▽

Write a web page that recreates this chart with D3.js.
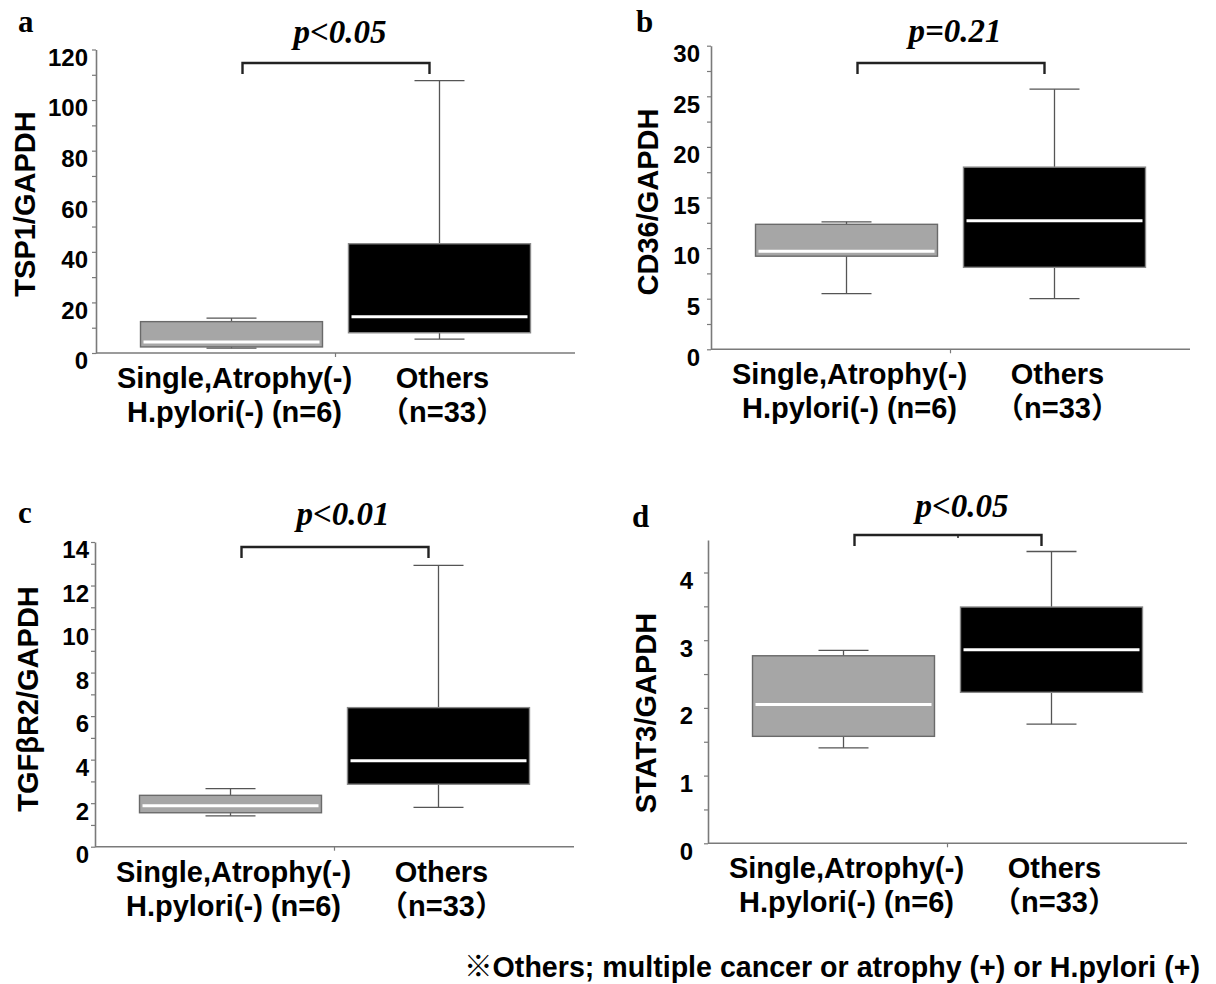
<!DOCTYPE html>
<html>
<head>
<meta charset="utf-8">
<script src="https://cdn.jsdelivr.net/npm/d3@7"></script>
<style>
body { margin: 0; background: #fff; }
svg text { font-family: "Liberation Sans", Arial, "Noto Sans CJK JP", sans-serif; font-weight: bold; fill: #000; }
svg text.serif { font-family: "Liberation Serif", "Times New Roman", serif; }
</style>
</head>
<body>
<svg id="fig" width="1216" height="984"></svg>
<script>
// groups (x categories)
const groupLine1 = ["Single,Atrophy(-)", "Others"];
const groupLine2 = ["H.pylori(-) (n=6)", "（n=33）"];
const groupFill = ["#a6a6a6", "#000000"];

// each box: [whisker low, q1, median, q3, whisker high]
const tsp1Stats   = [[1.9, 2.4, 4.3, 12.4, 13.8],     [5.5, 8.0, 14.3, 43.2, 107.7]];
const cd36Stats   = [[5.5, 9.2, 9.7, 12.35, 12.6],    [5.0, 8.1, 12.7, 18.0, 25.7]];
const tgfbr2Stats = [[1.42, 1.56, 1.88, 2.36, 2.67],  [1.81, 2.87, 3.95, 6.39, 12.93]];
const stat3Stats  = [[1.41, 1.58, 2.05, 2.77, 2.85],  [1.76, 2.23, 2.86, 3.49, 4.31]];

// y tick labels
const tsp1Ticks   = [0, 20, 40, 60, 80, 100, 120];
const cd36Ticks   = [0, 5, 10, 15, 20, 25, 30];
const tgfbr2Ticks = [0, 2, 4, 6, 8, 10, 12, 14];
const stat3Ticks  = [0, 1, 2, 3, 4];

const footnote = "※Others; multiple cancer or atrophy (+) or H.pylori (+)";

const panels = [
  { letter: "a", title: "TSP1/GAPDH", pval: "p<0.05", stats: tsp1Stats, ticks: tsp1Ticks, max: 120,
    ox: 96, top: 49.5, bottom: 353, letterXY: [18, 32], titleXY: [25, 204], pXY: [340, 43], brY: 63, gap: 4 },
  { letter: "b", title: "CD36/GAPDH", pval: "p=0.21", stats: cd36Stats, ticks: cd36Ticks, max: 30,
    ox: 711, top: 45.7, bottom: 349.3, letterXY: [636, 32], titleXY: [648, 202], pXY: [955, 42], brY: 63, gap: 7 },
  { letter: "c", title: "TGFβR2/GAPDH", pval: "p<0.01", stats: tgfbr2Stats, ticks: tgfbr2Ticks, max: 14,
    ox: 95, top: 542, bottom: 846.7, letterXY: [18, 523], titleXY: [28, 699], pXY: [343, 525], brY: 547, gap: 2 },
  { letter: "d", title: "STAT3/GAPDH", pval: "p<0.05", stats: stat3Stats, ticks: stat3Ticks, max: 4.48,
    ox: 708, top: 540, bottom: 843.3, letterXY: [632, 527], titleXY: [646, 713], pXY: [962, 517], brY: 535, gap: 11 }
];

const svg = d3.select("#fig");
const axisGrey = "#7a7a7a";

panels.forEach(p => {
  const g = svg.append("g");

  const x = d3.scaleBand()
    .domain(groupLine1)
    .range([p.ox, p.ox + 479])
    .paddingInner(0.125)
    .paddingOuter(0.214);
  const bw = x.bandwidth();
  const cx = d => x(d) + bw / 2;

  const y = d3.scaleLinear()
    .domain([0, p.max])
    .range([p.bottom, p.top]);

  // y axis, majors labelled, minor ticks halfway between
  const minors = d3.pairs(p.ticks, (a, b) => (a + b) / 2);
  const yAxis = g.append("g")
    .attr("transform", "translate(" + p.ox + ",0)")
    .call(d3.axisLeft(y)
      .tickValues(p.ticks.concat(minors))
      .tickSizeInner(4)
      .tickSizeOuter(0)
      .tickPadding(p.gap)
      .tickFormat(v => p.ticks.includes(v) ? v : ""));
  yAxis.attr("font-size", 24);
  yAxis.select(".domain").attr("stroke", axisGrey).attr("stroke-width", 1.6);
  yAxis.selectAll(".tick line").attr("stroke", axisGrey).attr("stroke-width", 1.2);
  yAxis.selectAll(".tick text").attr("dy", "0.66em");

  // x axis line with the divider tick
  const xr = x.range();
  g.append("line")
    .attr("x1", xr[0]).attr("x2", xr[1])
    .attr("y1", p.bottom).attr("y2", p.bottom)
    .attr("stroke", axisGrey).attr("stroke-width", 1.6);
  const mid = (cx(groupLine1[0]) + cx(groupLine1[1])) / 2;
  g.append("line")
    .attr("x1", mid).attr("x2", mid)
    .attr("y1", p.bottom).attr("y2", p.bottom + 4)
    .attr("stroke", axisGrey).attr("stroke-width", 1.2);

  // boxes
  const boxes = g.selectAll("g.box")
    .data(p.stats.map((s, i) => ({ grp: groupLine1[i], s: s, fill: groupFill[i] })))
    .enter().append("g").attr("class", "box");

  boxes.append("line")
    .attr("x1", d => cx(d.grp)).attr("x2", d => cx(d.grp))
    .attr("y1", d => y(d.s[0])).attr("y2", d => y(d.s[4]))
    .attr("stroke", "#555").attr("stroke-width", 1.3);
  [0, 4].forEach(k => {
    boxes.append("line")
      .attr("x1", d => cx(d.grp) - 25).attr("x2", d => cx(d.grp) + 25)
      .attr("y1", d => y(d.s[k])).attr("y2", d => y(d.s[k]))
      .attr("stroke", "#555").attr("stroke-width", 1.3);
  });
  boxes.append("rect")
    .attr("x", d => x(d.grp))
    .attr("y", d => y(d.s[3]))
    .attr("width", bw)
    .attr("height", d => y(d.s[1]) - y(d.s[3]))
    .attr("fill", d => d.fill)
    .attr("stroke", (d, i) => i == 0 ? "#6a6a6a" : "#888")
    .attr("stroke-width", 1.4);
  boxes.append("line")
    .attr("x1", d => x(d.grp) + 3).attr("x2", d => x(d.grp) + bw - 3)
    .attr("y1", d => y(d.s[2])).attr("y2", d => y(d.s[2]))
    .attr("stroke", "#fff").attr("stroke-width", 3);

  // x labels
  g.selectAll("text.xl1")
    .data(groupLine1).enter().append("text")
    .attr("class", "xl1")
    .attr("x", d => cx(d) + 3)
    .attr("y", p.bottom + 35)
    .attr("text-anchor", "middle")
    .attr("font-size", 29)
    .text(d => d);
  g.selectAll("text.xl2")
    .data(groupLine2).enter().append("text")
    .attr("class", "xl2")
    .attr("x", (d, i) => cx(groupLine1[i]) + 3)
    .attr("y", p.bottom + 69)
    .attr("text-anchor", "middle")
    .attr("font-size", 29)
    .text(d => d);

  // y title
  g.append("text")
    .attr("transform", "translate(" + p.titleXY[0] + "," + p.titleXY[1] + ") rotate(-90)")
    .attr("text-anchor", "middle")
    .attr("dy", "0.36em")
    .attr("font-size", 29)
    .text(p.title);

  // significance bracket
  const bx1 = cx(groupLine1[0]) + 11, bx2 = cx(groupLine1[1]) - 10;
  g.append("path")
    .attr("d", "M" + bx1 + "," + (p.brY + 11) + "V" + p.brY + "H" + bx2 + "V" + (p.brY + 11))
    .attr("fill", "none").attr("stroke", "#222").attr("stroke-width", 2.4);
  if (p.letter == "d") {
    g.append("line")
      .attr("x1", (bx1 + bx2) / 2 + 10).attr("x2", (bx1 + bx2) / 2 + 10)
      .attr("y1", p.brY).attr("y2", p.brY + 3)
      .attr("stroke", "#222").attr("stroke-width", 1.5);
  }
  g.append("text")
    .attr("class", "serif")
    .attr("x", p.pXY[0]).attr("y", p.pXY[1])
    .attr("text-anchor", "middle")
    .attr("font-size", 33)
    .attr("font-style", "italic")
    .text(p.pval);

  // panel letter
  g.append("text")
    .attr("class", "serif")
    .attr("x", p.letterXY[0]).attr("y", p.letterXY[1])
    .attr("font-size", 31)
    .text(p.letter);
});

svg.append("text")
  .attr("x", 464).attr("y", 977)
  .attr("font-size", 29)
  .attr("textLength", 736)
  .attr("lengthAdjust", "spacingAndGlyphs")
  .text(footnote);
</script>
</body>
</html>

△
▽

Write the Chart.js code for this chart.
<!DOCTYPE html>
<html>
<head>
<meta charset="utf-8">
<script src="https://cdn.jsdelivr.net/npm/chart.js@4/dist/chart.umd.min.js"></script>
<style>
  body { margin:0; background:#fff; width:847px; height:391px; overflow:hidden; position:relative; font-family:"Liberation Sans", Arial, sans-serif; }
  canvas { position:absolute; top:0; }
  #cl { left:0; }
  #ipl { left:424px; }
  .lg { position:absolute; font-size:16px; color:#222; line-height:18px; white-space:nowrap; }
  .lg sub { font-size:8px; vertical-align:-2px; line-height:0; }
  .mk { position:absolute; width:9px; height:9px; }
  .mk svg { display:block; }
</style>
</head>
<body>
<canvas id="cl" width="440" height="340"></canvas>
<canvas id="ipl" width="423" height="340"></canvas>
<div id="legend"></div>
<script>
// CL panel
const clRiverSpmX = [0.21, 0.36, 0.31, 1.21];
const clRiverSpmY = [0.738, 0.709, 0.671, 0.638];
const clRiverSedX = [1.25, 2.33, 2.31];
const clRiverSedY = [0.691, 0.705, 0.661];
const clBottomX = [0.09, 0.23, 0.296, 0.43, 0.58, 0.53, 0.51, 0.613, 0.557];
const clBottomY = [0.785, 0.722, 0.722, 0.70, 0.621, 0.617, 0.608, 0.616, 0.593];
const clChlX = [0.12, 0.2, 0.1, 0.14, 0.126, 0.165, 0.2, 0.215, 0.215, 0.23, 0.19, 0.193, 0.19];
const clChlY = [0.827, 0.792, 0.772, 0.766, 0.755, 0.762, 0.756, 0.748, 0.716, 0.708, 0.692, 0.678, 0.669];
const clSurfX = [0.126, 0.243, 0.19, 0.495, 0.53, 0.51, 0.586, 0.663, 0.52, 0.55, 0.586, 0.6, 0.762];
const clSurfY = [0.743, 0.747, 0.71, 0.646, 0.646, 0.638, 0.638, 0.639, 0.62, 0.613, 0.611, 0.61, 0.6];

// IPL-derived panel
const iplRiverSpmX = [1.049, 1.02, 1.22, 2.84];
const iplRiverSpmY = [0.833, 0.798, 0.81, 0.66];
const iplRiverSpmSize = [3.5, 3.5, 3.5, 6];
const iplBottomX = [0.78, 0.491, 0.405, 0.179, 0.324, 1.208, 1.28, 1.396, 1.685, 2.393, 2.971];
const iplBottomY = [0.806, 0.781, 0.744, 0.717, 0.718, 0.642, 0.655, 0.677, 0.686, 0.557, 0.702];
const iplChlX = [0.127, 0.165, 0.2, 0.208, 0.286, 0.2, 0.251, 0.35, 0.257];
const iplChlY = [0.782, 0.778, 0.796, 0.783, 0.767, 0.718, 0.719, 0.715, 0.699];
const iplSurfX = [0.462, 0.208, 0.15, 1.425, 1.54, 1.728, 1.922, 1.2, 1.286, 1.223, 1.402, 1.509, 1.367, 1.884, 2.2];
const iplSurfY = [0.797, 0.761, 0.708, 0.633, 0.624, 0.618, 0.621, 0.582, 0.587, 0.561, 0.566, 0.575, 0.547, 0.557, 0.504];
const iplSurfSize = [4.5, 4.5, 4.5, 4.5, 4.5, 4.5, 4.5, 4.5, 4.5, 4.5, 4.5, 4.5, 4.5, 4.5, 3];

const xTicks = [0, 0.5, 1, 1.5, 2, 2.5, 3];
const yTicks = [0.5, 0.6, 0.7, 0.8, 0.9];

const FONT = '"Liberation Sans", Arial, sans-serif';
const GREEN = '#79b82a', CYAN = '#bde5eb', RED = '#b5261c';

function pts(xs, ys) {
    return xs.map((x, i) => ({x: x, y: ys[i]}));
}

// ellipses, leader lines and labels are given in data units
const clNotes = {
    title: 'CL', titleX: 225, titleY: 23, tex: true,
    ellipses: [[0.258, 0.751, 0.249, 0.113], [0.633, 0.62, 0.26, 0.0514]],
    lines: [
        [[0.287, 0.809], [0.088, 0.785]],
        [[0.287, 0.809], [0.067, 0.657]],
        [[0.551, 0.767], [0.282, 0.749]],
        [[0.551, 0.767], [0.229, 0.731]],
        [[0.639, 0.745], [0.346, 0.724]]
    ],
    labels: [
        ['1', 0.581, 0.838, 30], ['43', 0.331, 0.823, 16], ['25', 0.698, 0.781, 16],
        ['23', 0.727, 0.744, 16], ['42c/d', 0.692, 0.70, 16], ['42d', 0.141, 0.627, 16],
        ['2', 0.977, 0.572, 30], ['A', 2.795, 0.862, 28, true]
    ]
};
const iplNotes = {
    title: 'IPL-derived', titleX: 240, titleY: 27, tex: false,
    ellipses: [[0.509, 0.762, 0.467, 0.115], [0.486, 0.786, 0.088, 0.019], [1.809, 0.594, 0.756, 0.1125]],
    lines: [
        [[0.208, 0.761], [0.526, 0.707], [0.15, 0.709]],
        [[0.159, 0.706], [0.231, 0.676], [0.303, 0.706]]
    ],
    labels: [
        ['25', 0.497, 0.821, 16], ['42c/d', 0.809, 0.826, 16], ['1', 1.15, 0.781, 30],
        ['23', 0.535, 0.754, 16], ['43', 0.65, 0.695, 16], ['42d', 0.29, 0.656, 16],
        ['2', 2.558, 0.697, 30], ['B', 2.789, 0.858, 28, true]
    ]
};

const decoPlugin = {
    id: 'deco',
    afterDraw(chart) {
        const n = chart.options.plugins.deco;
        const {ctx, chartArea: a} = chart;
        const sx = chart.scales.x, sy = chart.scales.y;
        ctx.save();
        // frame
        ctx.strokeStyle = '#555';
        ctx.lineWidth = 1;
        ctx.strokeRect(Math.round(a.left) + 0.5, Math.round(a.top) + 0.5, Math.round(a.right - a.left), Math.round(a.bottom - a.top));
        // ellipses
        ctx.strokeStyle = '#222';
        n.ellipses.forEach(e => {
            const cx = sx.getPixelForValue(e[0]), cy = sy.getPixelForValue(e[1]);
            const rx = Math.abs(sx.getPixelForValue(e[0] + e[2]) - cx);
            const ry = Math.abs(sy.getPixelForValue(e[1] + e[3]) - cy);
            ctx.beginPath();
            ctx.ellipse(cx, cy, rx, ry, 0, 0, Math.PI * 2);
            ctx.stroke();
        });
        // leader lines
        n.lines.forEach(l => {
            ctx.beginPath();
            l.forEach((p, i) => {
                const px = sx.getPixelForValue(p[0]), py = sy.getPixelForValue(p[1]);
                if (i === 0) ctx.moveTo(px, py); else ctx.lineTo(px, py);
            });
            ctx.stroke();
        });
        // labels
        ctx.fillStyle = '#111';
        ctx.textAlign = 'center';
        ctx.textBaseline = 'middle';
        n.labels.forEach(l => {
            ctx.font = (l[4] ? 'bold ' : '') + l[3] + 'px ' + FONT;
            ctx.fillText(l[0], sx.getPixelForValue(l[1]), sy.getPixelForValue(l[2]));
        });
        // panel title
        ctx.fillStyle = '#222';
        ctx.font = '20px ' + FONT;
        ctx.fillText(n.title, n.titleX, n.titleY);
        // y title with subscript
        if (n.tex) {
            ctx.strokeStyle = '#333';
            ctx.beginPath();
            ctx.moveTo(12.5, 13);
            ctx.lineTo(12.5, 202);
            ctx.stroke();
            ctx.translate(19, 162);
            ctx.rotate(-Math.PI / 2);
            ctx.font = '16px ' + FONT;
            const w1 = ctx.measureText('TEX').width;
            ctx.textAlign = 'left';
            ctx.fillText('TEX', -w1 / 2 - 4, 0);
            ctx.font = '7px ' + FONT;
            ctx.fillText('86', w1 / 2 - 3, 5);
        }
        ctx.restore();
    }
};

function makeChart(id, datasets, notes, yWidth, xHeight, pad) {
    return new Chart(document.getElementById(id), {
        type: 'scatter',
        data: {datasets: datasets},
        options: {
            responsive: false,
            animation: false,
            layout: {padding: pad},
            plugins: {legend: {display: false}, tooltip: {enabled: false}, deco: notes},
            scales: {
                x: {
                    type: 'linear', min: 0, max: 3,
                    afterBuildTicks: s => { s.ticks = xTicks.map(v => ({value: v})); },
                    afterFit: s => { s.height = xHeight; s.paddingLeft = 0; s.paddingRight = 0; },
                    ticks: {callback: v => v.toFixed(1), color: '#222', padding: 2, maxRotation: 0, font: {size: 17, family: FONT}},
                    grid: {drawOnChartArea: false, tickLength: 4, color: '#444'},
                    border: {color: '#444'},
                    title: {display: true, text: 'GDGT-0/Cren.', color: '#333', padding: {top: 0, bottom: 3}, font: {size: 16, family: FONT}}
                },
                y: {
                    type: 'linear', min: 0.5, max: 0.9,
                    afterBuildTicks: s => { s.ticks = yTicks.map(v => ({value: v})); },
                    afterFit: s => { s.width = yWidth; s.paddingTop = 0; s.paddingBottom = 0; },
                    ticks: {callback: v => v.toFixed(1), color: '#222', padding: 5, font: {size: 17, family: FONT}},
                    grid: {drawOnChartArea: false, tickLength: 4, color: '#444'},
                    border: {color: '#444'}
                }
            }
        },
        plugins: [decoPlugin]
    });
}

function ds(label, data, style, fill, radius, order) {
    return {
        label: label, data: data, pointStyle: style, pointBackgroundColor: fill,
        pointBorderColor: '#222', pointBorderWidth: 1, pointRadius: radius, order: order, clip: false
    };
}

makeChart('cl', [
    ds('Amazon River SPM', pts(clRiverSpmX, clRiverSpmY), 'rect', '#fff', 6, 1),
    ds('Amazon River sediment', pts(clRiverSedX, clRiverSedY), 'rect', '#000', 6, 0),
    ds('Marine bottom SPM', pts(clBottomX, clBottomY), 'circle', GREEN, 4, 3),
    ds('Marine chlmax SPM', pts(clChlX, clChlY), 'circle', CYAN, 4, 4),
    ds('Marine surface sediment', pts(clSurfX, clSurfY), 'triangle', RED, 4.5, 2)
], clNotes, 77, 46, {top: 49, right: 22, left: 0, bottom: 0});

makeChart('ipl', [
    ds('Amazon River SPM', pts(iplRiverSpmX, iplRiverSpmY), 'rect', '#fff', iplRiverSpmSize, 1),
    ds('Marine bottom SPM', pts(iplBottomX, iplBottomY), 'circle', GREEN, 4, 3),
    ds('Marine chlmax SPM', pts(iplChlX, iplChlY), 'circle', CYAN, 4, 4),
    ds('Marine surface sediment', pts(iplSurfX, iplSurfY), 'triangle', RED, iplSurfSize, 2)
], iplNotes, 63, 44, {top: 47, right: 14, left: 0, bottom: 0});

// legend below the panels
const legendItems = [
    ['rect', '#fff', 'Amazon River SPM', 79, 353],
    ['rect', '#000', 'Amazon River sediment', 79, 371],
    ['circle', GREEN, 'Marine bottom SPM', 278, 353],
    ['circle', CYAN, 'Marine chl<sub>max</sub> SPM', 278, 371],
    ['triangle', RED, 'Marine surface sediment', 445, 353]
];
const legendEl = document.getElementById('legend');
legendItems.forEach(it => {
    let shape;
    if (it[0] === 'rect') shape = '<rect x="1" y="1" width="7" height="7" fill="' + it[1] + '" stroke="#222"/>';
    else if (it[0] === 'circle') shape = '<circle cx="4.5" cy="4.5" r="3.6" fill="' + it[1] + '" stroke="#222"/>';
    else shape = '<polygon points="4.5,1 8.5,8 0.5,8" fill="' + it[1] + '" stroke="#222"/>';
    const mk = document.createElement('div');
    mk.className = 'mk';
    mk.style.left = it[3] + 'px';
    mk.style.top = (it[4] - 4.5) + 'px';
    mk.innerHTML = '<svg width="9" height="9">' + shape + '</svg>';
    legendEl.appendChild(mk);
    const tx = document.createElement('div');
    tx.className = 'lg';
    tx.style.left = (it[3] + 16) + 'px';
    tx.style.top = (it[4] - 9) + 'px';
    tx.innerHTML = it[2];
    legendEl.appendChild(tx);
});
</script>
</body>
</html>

△

*Short problem*:
Skip all pictures. Retype exactly the span whose first line is the one with "Write a web" and whose last line is the one with "multiple cancer or".

*Exercise answer*:
Write a web page that recreates this chart with D3.js.
<!DOCTYPE html>
<html>
<head>
<meta charset="utf-8">
<script src="https://cdn.jsdelivr.net/npm/d3@7"></script>
<style>
body { margin: 0; background: #fff; }
svg text { font-family: "Liberation Sans", Arial, "Noto Sans CJK JP", sans-serif; font-weight: bold; fill: #000; }
svg text.serif { font-family: "Liberation Serif", "Times New Roman", serif; }
</style>
</head>
<body>
<svg id="fig" width="1216" height="984"></svg>
<script>
// groups (x categories)
const groupLine1 = ["Single,Atrophy(-)", "Others"];
const groupLine2 = ["H.pylori(-) (n=6)", "（n=33）"];
const groupFill = ["#a6a6a6", "#000000"];

// each box: [whisker low, q1, median, q3, whisker high]
const tsp1Stats   = [[1.9, 2.4, 4.3, 12.4, 13.8],     [5.5, 8.0, 14.3, 43.2, 107.7]];
const cd36Stats   = [[5.5, 9.2, 9.7, 12.35, 12.6],    [5.0, 8.1, 12.7, 18.0, 25.7]];
const tgfbr2Stats = [[1.42, 1.56, 1.88, 2.36, 2.67],  [1.81, 2.87, 3.95, 6.39, 12.93]];
const stat3Stats  = [[1.41, 1.58, 2.05, 2.77, 2.85],  [1.76, 2.23, 2.86, 3.49, 4.31]];

// y tick labels
const tsp1Ticks   = [0, 20, 40, 60, 80, 100, 120];
const cd36Ticks   = [0, 5, 10, 15, 20, 25, 30];
const tgfbr2Ticks = [0, 2, 4, 6, 8, 10, 12, 14];
const stat3Ticks  = [0, 1, 2, 3, 4];

const footnote = "※Others; multiple cancer or atrophy (+) or H.pylori (+)";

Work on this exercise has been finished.